At 70 by 54 inches, Marion’s “Coming Storm” is one of the largest pieces in the show, and it’s also the most classical. His technique is similar to that of American painter Thomas Cole (1801-1848), with slightly stylized leaves, dramatic values and an exquisite composition that pushes the focal point slightly-off center. Though nearly as large, the 50-by-46-inch “St. Albans Bay OB #2, St. Albans VT” by Tinka Martell is stylistically the opposite. Her piece is an extremely simple composition with a complex surface: Grit was added to the brown along the lower edge, and a smooth indigo, indicating water, looms in the top two thirds of the work.

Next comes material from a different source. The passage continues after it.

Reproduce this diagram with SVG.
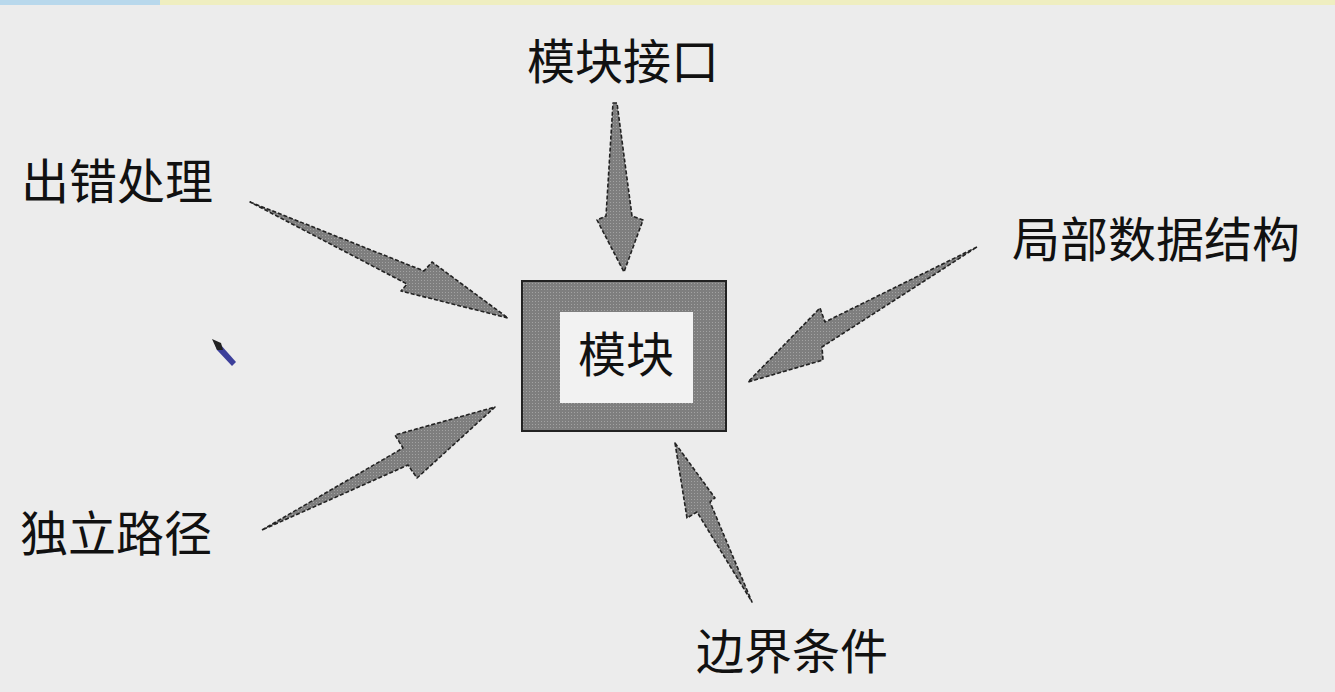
<svg xmlns="http://www.w3.org/2000/svg" width="1335" height="692" viewBox="0 0 1335 692">
<defs>
<pattern id="dots" width="3" height="3" patternUnits="userSpaceOnUse">
<rect width="3" height="3" fill="#7e7e7e"/>
<rect x="1" y="1" width="1" height="1" fill="#a2a2a2"/>
</pattern>
<style>
.lbl{font-family:"Noto Sans CJK SC","Noto Sans CJK JP",sans-serif;font-size:48px;fill:#111;}
.arr{fill:url(#dots);stroke:#222;stroke-width:1.6;stroke-dasharray:4 2;stroke-linejoin:round;}
</style>
</defs>
<rect width="1335" height="692" fill="#ececec"/>
<rect x="0" y="0" width="160" height="5" fill="#b8d8ec"/>
<rect x="160" y="0" width="1175" height="5" fill="#efeec0"/>

<g id="module">
<rect x="522" y="281" width="204" height="150" fill="url(#dots)" stroke="#222" stroke-width="2"/>
<rect x="560" y="312" width="133" height="91" fill="#f2f2f2"/>
<text class="lbl" x="626" y="372" text-anchor="middle">模块</text>
</g>

<g id="label-interface"><text class="lbl" x="623" y="79" text-anchor="middle">模块接口</text></g>
<g id="label-error"><text class="lbl" x="117" y="199" text-anchor="middle">出错处理</text></g>
<g id="label-local"><text class="lbl" x="1156" y="257" text-anchor="middle">局部数据结构</text></g>
<g id="label-path"><text class="lbl" x="116" y="551" text-anchor="middle">独立路径</text></g>
<g id="label-boundary"><text class="lbl" x="792" y="669" text-anchor="middle">边界条件</text></g>

<g id="connectors">
<polygon class="arr" points="250,202 424,271 432,262 508,318 401,291 407,284"/>
<polygon class="arr" points="613,103 617,103 632,216 643,220 624,272 597,220 606,216"/>
<polygon class="arr" points="977,247 825,322 820,308 748,382 823,360 822,347"/>
<polygon class="arr" points="262,530 403,448 395,435 495,407 417,478 408,465"/>
<polygon class="arr" points="675,443 715,498 710,502 752,602 697,512 687,518"/>
</g>

<g id="cursor">
<polygon points="214,341 220,344 236,362 232,366 217,350" fill="#3c3f9a"/>
<polygon points="212,339 221,343 223,350 217,350" fill="#222"/>
</g>
</svg>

Shoup’s “Barr Hill View/Caspian Lake” is an 18-by-24-inch pastel portraying the lake with the utmost simplicity, rendered in just four main hues. Sky and lake are a silvery gray, foreground pines are deep green, surrounding hills are crimson, and distant mountains are purple and lavender. “Top of the Trail, Barr Hill, Greensboro” by Martinez is a fine little 12-by-16-inch oil, apparently done in the same vicinity. Three pine trees in the foreground and a stand of them in the background are made with juicy green and blue brushstrokes. Choppier strokes compose the sky and meadow. Martinez’s “Colchester Pond, Colchester” is dominated by cerulean blue in the foreground water, sky and light captured on the conifers.
“Black Mountain Ferns Out My Back Door” by Petria Mitchell, another small oil, depicts a misty gray atmosphere, pale green leaves and ferns. Tree trunks are nearly black, as if soaked by rain.
Curlin’s mixed-media paintings are the most abstract works in the show. The images’ point of view is that of a passing airplane, with roads and fields segmenting the ground. She also uses colors similar to those found on maps. “Williams Wood, Addison” is a 24-by-17-inch piece that includes a passage of Lake Champlain shoreline. The craggy, raw-sienna shore contrasts with water whose blue ranges from dark values at its depths to lighter blue in the shallows. “Dead Creek” is a vertically oriented construction. Six of its panels open to show other items from the landscape. At center right is a realist farmscape; beside it at left is a woven collage of words and photographs.
The 19th-century French painters who were inspired by nature were also inspired by new technologies. Tube colors became available in the 1820s, and the French Box Easel, developed at midcentury, made outdoor painting easier than ever before. Things haven’t changed much for plein air painters since then, but most parts of the landscape certainly have. Thanks to the Nature Conservancy, places to create beautiful paintings remain.